11 January 2011: Muezzin

It is some time in the early morning in KL. Its at least two hours past three a.m., and I know this because Abigail still thinks its the afternoon back home, and convincing her otherwise has occupied us for most of the night. After heroic efforts by Leah to sooth her to sleep, in a desperate ploy, I began chanting the Salve Regina and other hodge-podge melodies, which seemed to go on unto eternity before I finally heard her soft breathing confirm that she had bought the argument.

Unable to provide myself the same solace, I crept past the sleeping household to our balcony here on the 19th-floor of the Gardens Hotel and Residence atop the KL Megamall. As I settle down, I am greeted by the voices of a half-dozen muezzin, calling the Muslims of KL to their morning prayers. I glance down and see the domes of the mosques illuminated among the neon and the street lights. I see too several Hindu temples bustling with worshippers come to prepare for the day. Ironic: I have been singing to put to sleep, even as they are singing to summon to wakefulness.

Last night, my family’s friend Adam, a local Malay they met working at the mall and subsequently adopted as their own, shared that across the world, the singing of the muezzin never ceases. As one time zone closes its prayers, the next one begins. Our world is wrapped in so many words addressed to God under so many names and in so many beautiful ways. It is a strange honor to have joined them in this particular moment, lifting up my daughter as they undoubtedly lift up theirs.

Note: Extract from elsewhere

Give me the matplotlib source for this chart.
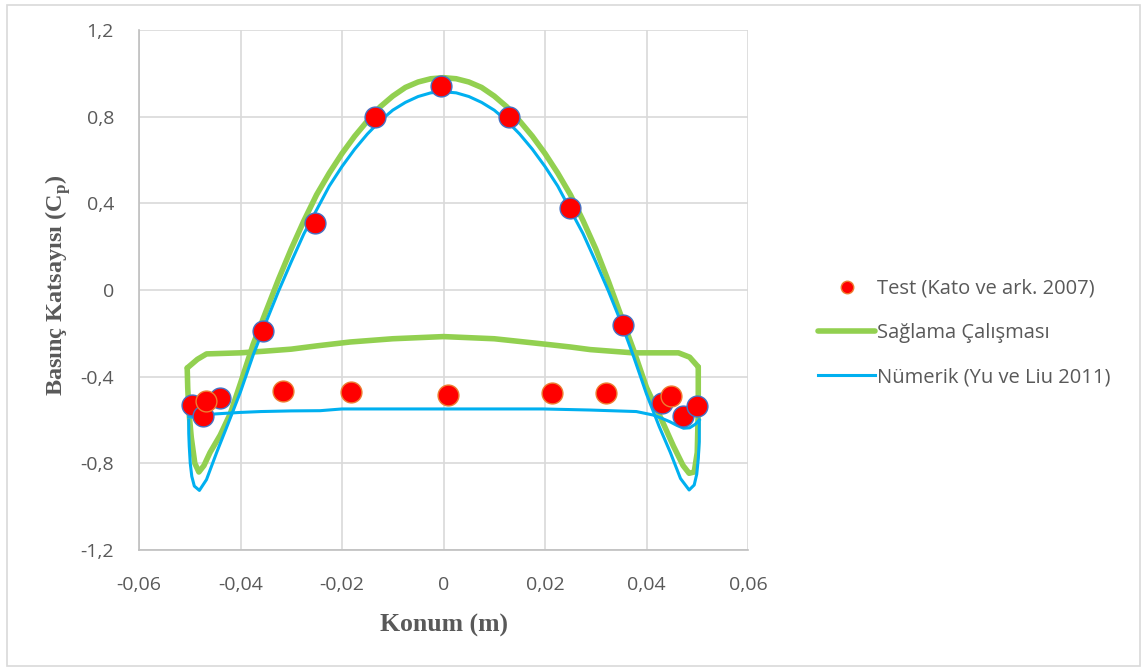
import matplotlib.pyplot as plt
from matplotlib.lines import Line2D
from matplotlib.patches import Rectangle
from matplotlib.ticker import FuncFormatter

# Test (Kato ve ark. 2007) - ust yuzey noktalari (mavi kenarli)
test_ust_x = [-0.0496, -0.0474, -0.0440, -0.0356, -0.0253, -0.0135, -0.0005,
              0.0130, 0.0249, 0.0354, 0.0430, 0.0471, 0.0499]
test_ust_y = [-0.53, -0.58, -0.50, -0.19, 0.31, 0.80, 0.94,
              0.80, 0.38, -0.16, -0.52, -0.58, -0.535]
# alt yuzey noktalari (turuncu kenarli)
test_alt_x = [-0.0467, -0.0316, -0.0182, 0.0008, 0.0214, 0.0320, 0.0448]
test_alt_y = [-0.51, -0.465, -0.469, -0.483, -0.474, -0.477, -0.49]

# Sağlama Çalışması
sag_alt_x = [-0.0505, -0.0485, -0.0467, -0.0400, -0.0356, -0.0300, -0.0250,
             -0.0184, -0.0100, 0.0000, 0.0100, 0.0200, 0.0250, 0.0289,
             0.0373, 0.0463, 0.0485, 0.0502]
sag_alt_y = [-0.36, -0.32, -0.295, -0.29, -0.283, -0.273, -0.258,
             -0.24, -0.225, -0.215, -0.225, -0.25, -0.263, -0.275,
             -0.29, -0.29, -0.31, -0.355]
sag_ust_x = [-0.0505, -0.0504, -0.0502, -0.0497, -0.0490, -0.0482, -0.0472,
             -0.0460, -0.0440, -0.0420, -0.0400, -0.0375, -0.0350, -0.0325,
             -0.0300, -0.0275, -0.0250, -0.0225, -0.0200, -0.0175, -0.0150,
             -0.0125, -0.0100, -0.0075, -0.0050, -0.0025, 0.0000, 0.0025,
             0.0050, 0.0075, 0.0100, 0.0125, 0.0150, 0.0175, 0.0200, 0.0225,
             0.0250, 0.0275, 0.0300, 0.0325, 0.0350, 0.0375, 0.0400, 0.0430,
             0.0453, 0.0472, 0.0484, 0.0494, 0.0500, 0.0502, 0.0502]
sag_ust_y = [-0.36, -0.45, -0.55, -0.68, -0.80, -0.84, -0.81,
             -0.75, -0.67, -0.57, -0.43, -0.25, -0.10, 0.05,
             0.19, 0.32, 0.44, 0.54, 0.63, 0.71, 0.78,
             0.845, 0.895, 0.935, 0.96, 0.975, 0.98, 0.975,
             0.96, 0.935, 0.895, 0.845, 0.78, 0.71, 0.63, 0.54,
             0.44, 0.32, 0.19, 0.04, -0.12, -0.28, -0.45, -0.60,
             -0.72, -0.81, -0.846, -0.84, -0.75, -0.55, -0.355]

# Nümerik (Yu ve Liu 2011)
num_alt_x = [-0.0502, -0.0493, -0.0450, -0.0400, -0.0360, -0.0300, -0.0243,
             -0.0200, 0.0000, 0.0196, 0.0289, 0.0380, 0.0413, 0.0430,
             0.0446, 0.0460, 0.0473, 0.0485, 0.0496, 0.0504]
num_alt_y = [-0.585, -0.587, -0.572, -0.565, -0.561, -0.558, -0.557,
             -0.549, -0.549, -0.549, -0.554, -0.561, -0.577, -0.592,
             -0.608, -0.625, -0.638, -0.636, -0.62, -0.60]
num_ust_x = [-0.0502, -0.0502, -0.0501, -0.0499, -0.0496, -0.0491, -0.0481,
             -0.0467, -0.0447, -0.0425, -0.0400, -0.0375, -0.0350, -0.0325,
             -0.0300, -0.0275, -0.0250, -0.0225, -0.0200, -0.0175, -0.0150,
             -0.0125, -0.0100, -0.0075, -0.0050, -0.0025, 0.0000, 0.0025,
             0.0050, 0.0075, 0.0100, 0.0125, 0.0150, 0.0175, 0.0200, 0.0225,
             0.0250, 0.0275, 0.0300, 0.0325, 0.0350, 0.0375, 0.0400, 0.0425,
             0.0447, 0.0467, 0.0484, 0.0494, 0.0499, 0.0502, 0.0504, 0.0504]
num_ust_y = [-0.60, -0.66, -0.72, -0.80, -0.86, -0.905, -0.925,
             -0.875, -0.75, -0.62, -0.47, -0.30, -0.15, -0.005,
             0.13, 0.26, 0.37, 0.48, 0.57, 0.65, 0.72,
             0.78, 0.83, 0.866, 0.893, 0.91, 0.915, 0.91,
             0.893, 0.866, 0.83, 0.78, 0.72, 0.65, 0.57, 0.48,
             0.37, 0.26, 0.13, -0.005, -0.15, -0.31, -0.48, -0.63,
             -0.75, -0.87, -0.923, -0.90, -0.85, -0.78, -0.70, -0.60]

x_ticks = [-0.06, -0.04, -0.02, 0, 0.02, 0.04, 0.06]
y_ticks = [-1.2, -0.8, -0.4, 0, 0.4, 0.8, 1.2]

yesil = '#92D050'
mavi = '#00B0F0'
gri = '#595959'

plt.rcParams['font.family'] = ['Open Sans', 'DejaVu Sans']

fig = plt.figure(figsize=(11.47, 6.71), dpi=100)
fig.patches.append(Rectangle((7 / 1147, 5 / 671), 1133 / 1147, 661 / 671,
                             transform=fig.transFigure, fill=False,
                             edgecolor='#D9D9D9', linewidth=1.2))
ax = fig.add_axes([139 / 1147, 121 / 671, 609 / 1147, 520 / 671])

ax.plot(sag_alt_x, sag_alt_y, color=yesil, linewidth=4.0,
        solid_joinstyle='round', solid_capstyle='round', zorder=2)
ax.plot(sag_ust_x, sag_ust_y, color=yesil, linewidth=4.0,
        solid_joinstyle='round', solid_capstyle='round', zorder=2)
ax.plot(num_alt_x, num_alt_y, color=mavi, linewidth=2.2,
        solid_joinstyle='round', zorder=3)
ax.plot(num_ust_x, num_ust_y, color=mavi, linewidth=2.2,
        solid_joinstyle='round', zorder=3)
ax.plot(test_ust_x, test_ust_y, linestyle='none', marker='o', markersize=15,
        markerfacecolor='#FF0000', markeredgecolor='#4472C4',
        markeredgewidth=1.0, zorder=4)
ax.plot(test_alt_x, test_alt_y, linestyle='none', marker='o', markersize=15,
        markerfacecolor='#FF0000', markeredgecolor='#ED7D31',
        markeredgewidth=1.0, zorder=5)

ax.set_xlim(-0.06, 0.06)
ax.set_ylim(-1.2, 1.2)
ax.set_xticks(x_ticks)
ax.set_yticks(y_ticks)
fmt = FuncFormatter(lambda v, p: ('%g' % round(v, 3)).replace('.', ','))
ax.xaxis.set_major_formatter(fmt)
ax.yaxis.set_major_formatter(fmt)
ax.tick_params(axis='both', length=0, labelsize=14, labelcolor=gri)
ax.tick_params(axis='x', pad=19)
ax.tick_params(axis='y', pad=18)
ax.grid(True, color='#D9D9D9', linewidth=1.2)
ax.set_axisbelow(True)
for s in ['top', 'right']:
    ax.spines[s].set_visible(False)
for s in ['left', 'bottom']:
    ax.spines[s].set_color('#BFBFBF')
    ax.spines[s].set_linewidth(1.2)

ax.set_xlabel('Konum (m)', family='Liberation Serif', fontweight='bold',
              fontsize=18.5, color=gri, labelpad=14)
ax.set_ylabel('Basınç Katsayısı (C$_\\mathregular{p}$)', family='Liberation Serif',
              fontweight='bold', fontsize=17.5, color=gri, labelpad=10)
ax.yaxis.set_label_coords(-0.108, 0.51)

handles = [
    Line2D([], [], linestyle='none', marker='o', markersize=9,
           markerfacecolor='#FF0000', markeredgecolor='#ED7D31'),
    Line2D([], [], color=yesil, linewidth=4.0, solid_capstyle='round'),
    Line2D([], [], color=mavi, linewidth=2.2),
]
labels = ['Test (Kato ve ark. 2007)', 'Sağlama Çalışması', 'Nümerik (Yu ve Liu 2011)']
fig.legend(handles, labels, loc='center left', bbox_to_anchor=(808 / 1147, 1 - 333 / 671),
           frameon=False, fontsize=14.5, labelcolor=gri, handlelength=2.85,
           handletextpad=0.1, labelspacing=1.2, borderpad=0)

fig.savefig('out.png', dpi=100)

Our own monks chant the hours in Latin, in Greek, in Syriac, and in countless other languages across the globe. Our babel runs counterpunctually to the single Arabic strain bidding all to come and submit themselves to God. I wonder what it would like in our own churches if the Angelus bells still rang out across the fields, in places of work, perhaps over the internet or twitter, calling Christians to return to the Lord their God, what our faith could be if we shared the burden of the religious and also entered into their joy. I cannot speak for everyone - but I pray for that blessing for myself, and thank my daughter’s restlessness for granting me the grace to begin today.